There are no developments as far as the discussions over the modernisation of the EU – Turkey Customs Union are concerned, as the European Commission has yet to receive instructions by the European Council on the matter, a European Commission official has said.

The modernisation of the Customs Union with Turkey, affects the Cyprus problem, as Ankara refuses to extend its Custom Union with all EU member-states including the Republic of Cyprus.

As the Commission official recalled, relations between Turkey and the EU have frozen since 2019, with the EU ending high level engagement and dialogue with Ankara. He noted however the EU High Representative for Foreign Policy notified the European Council over improvements in the relations requesting the EU Summit to provide directives on the way forward.
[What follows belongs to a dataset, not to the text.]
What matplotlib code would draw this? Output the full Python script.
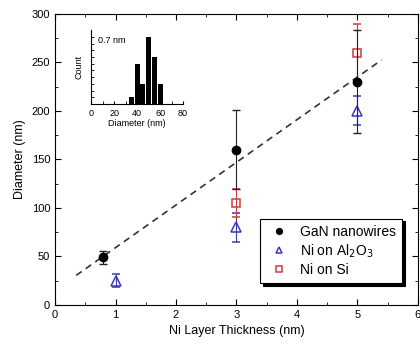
import matplotlib
matplotlib.use("Agg")
import matplotlib.pyplot as plt
import numpy as np

plt.rcParams["font.family"] = ["Liberation Sans", "DejaVu Sans"]

# GaN nanowires
gan_x = [0.8, 3, 5]
gan_y = [49, 160, 230]
gan_err = [7, 41, 53]

# Ni on Al2O3
al_x = [1, 3, 5]
al_y = [25, 80, 200]
al_err = [7, 15, 15]

# Ni on Si
si_x = [3, 5]
si_y = [105, 260]
si_err = [14, 30]

# linear fit (dashed)
fit_slope = 44.0
fit_icept = 15.0
fit_range = [0.35, 5.4]

# inset histogram
hist_centers = [35, 40, 45, 50, 55, 60]
hist_counts = [1, 6, 3, 10, 7, 3]

blue = "#3a3ab8"
red = "#d03a3a"

fig = plt.figure(figsize=(4.2, 3.5), dpi=100)
ax = fig.add_axes([0.131, 0.129, 0.864, 0.831])

fx = np.array(fit_range)
ax.plot(fx, fit_slope * fx + fit_icept, "--", color="#333333", lw=1.2, dashes=(4, 3))

ax.errorbar(gan_x, gan_y, yerr=gan_err, fmt="o", color="black", ms=6,
            ecolor="#222222", elinewidth=0.8, capsize=3, label="GaN nanowires", zorder=4)
ax.errorbar(al_x, al_y, yerr=al_err, fmt="^", color=blue, mfc="none", ms=7,
            mew=1.1, elinewidth=0.8, capsize=3, label="Ni on Al$_2$O$_3$", zorder=3)
ax.errorbar(si_x, si_y, yerr=si_err, fmt="s", color=red, mfc="none", ms=6,
            mew=1.1, elinewidth=0.8, capsize=3, label="Ni on Si", zorder=3)

ax.set_xlim(0, 6)
ax.set_ylim(0, 300)
ax.set_xticks([0, 1, 2, 3, 4, 5, 6])
ax.set_yticks([0, 50, 100, 150, 200, 250, 300])
ax.set_xticks(np.arange(0.5, 6, 1), minor=True)
ax.set_yticks(np.arange(25, 300, 50), minor=True)
ax.tick_params(which="both", direction="in", top=True, right=True, labelsize=8)
ax.tick_params(which="major", length=4)
ax.tick_params(which="minor", length=2)
ax.set_xlabel("Ni Layer Thickness (nm)", fontsize=9)
ax.set_ylabel("Diameter (nm)", fontsize=9)

handles, labels = ax.get_legend_handles_labels()
handles = [h[0] for h in handles]
leg = ax.legend(handles, labels, loc="lower right", bbox_to_anchor=(0.975, 0.05),
                fontsize=10, frameon=True, fancybox=False,
                shadow={"color": "black", "alpha": 1, "ox": 2, "oy": -2},
                handletextpad=0.6, borderpad=0.45, labelspacing=0.25, markerscale=0.7,
                handlelength=1.8)
leg.get_frame().set_edgecolor("black")
leg.get_frame().set_linewidth(0.8)

# inset
ins = fig.add_axes([0.217, 0.703, 0.219, 0.211])
ins.bar(hist_centers, hist_counts, width=4.2, color="black")
ins.set_xlim(0, 80)
ins.set_ylim(0, 11)
ins.set_xticks([0, 20, 40, 60, 80])
ins.set_yticks([])
ins.set_yticks(np.arange(1, 11, 1), minor=True)
ins.set_xticks(np.arange(10, 80, 20), minor=True)
ins.spines["top"].set_visible(False)
ins.spines["right"].set_visible(False)
ins.tick_params(which="both", direction="in", labelsize=6.5, length=2)
ins.set_xlabel("Diameter (nm)", fontsize=6.5, labelpad=1)
ins.set_ylabel("Count", fontsize=6.5, labelpad=2)
ins.text(0.08, 0.92, "0.7 nm", transform=ins.transAxes, fontsize=6.5, va="top")
ins.patch.set_alpha(0)

fig.savefig("out.png", dpi=100)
But he noted that there have been no developments on the issue as this issue is not included in the European Council’s agenda.

“For the time being, the Council has not discussed the situation of Turkey. As long the EU Council does not discuss the question of Turkey nothing is going to happen,” he added.

Implementing sanctions by Turkey a “top priority”


Furthermore, the same official described Turkey as a trading partner for the EU, but noted that the implementation of the EU sanctions on Russia and Belarus, following Russia invasion of Ukraine by Turkey remains a “top priority.”

“Turkey is a potential gateway for circumventing these sanctions because it is not difficult for a “letter box company” to be set up and then to make sure that products that shouldn’t go to Russia end in Russia and products that shouldn’t end up in the EU end up in the EU,” he said.

Recalling that Turkish President may have said that he does not want his country to be a gateway for circumventing sanctions, the same official noted that “the language is positive but of course we have to see what happens exactly in practice.”

Cyprus should adopt a FDI screening law


Moreover the official prompted Cyprus to adopt a draft legislation over the screening of Foreign Direct Investments from third-countries, noting that Cyprus is one of the five member-states that have not yet approved such a law.

It is noted that Cyprus Finance Minister Makis Keravnos has stated that the FDI screening draft law is currently under legal vetting.

“This is important because we want to make sure that all member-states have screening legislation that allows a better cooperation between the member-states,” he said.

The new proposal of FDI screening by the Commission, was adopted as part of the EU economic security package and request member-states to look specifically on certain elements of a proposes FDI covering critical infrastructure, he said.

Cyprus has been divided since 1974 when Turkey invaded and occupied its northern third.